Burris moved for a judgment of acquittal as to Count I, claiming that the Government failed to establish that any false statements were made by Burris in relation to the acquisition of the firearm. He contends that all the representations made to the firearms dealer were made by third parties, who were witnesses against him.

14

Denials of motions for acquittal are reviewed under a sufficiency of the evidence standard. United States v. Brooks, 957 F.2d 1138, 1147 (4th Cir.), cert. denied, 60 U.S.L.W. 3879 (U.S.1992). Furthermore, this court reviews sufficiency of the evidence deferentially, viewing the evidence in the light most favorable to the government and inquiring whether a rational trier of fact could have found the defendant guilty beyond a reasonable doubt. Jackson v. Virginia, 443 U.S. 307, 319 (1979).

15

Vereen testified that Burris asked him to purchase a firearm for Burris because Burris did not have a driver's license and that he purchased a firearm for Burris that was chosen and paid for by Burris. Id. When construed in the light most favorable to the Government, this testimony that the firearm purchase was a direct purchase for Burris was sufficient evidence to deny the motion for an acquittal. Brooks, 957 F.2d at 1147.

16

Burris' attorney does not raise any error as to Burris' sentencing.

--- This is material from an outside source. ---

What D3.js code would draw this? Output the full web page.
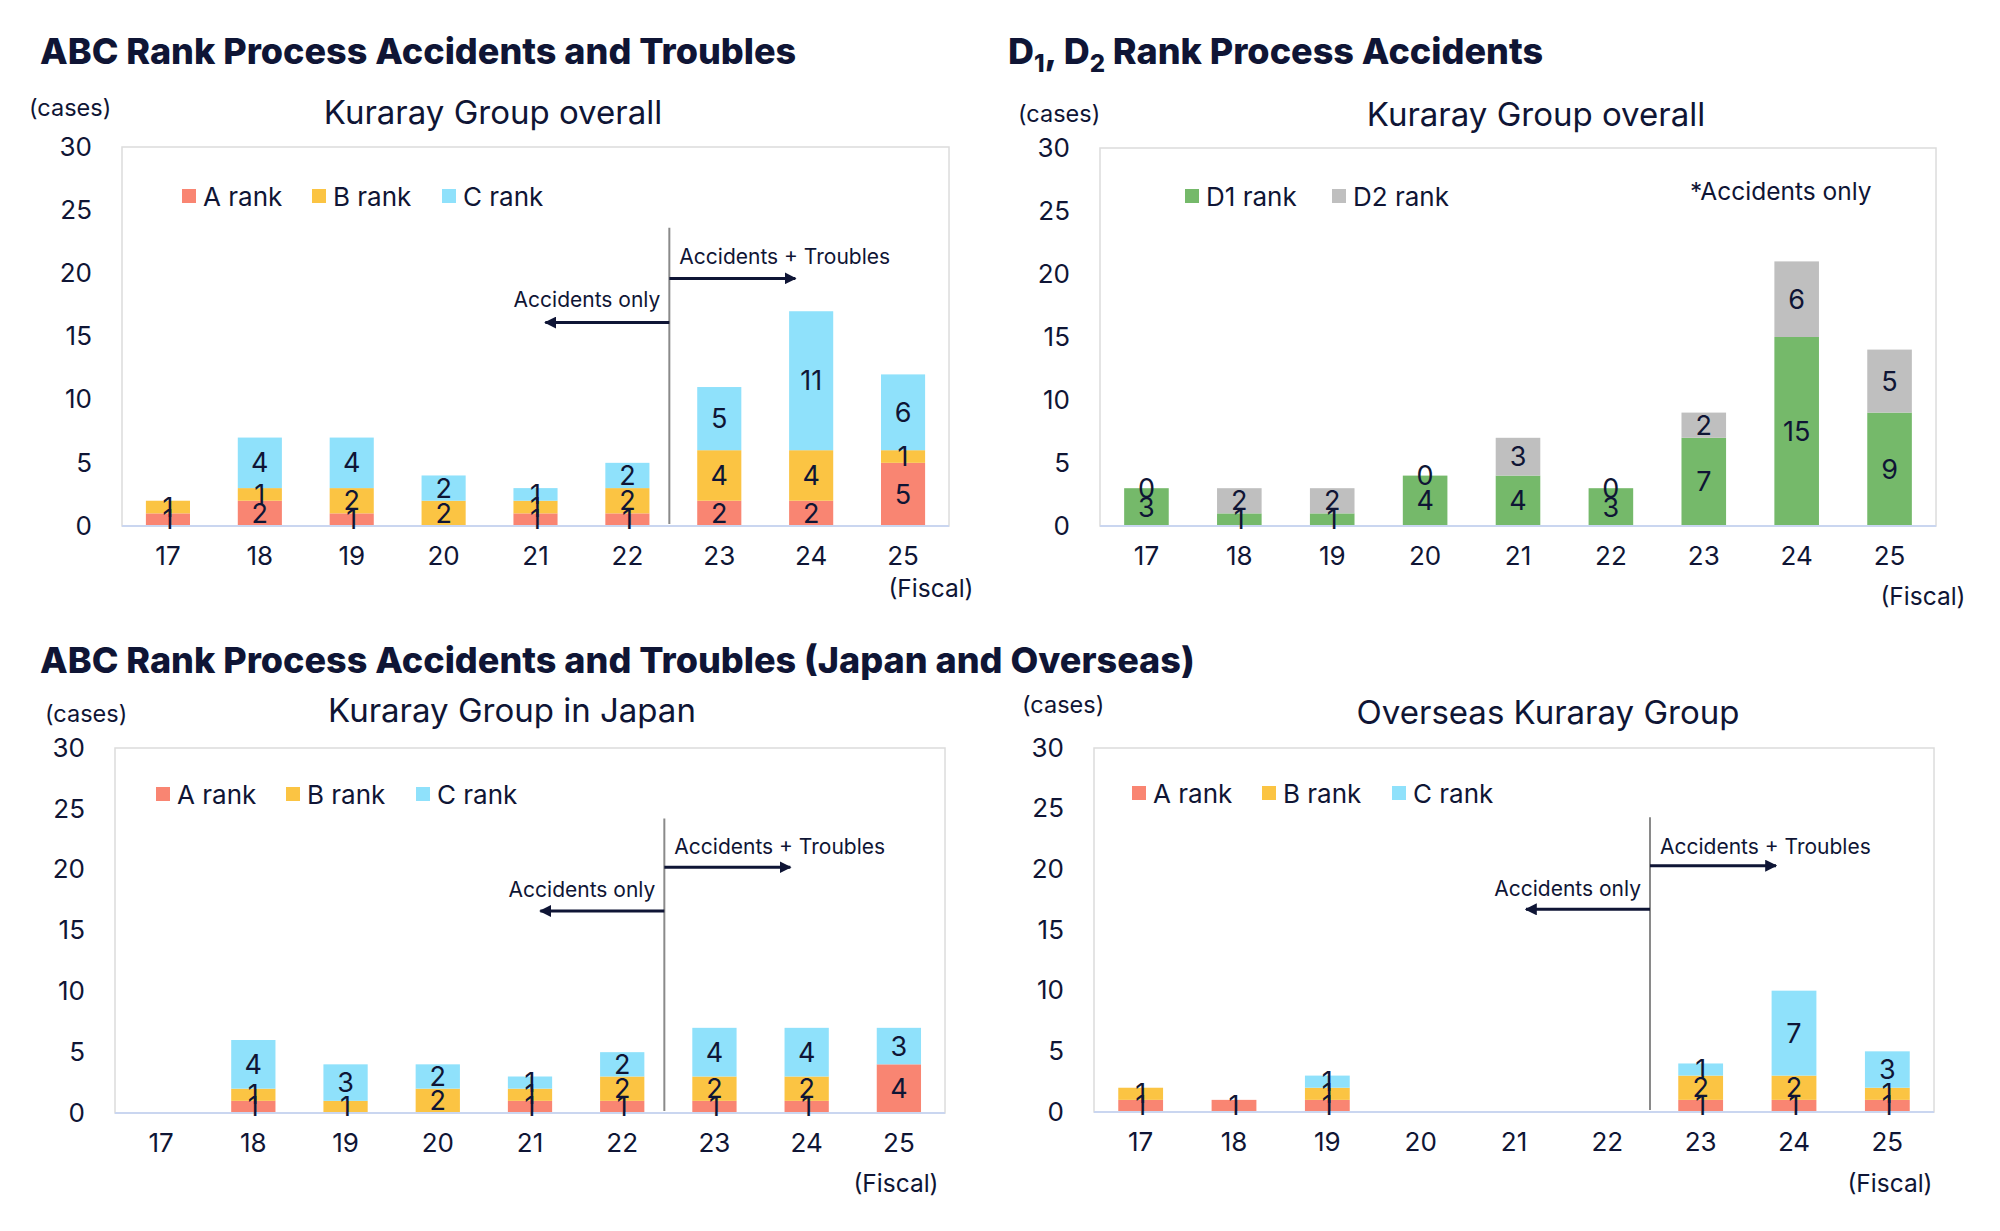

Furthermore, Burris did not object to his presentence report or the sentence calculation. Therefore, the court adopted the statements of the presentence report as the findings of fact of the court for sentencing purposes. Burris has waived any objections in regard to his sen tencing absent plain error. United States v. Grubb, 11 F.3d 426, 440 (4th Cir.1993). No plain error is evident in this record.

17

This court requires that counsel inform his client, in writing, of his right to petition the Supreme Court of the United States for further review. If the client requests that a petition be filed, but counsel believes that such a petition would be frivolous, then counsel may move in this court for leave to withdraw from representation. Counsel's motion must state that a copy thereof was served on the client.

18

Because the record discloses no reversible error, we affirm Burris' convictions and sentences. We dispense with oral argument because the facts and legal contentions are adequately presented in the materials before the court and argument would not aid the decisional process.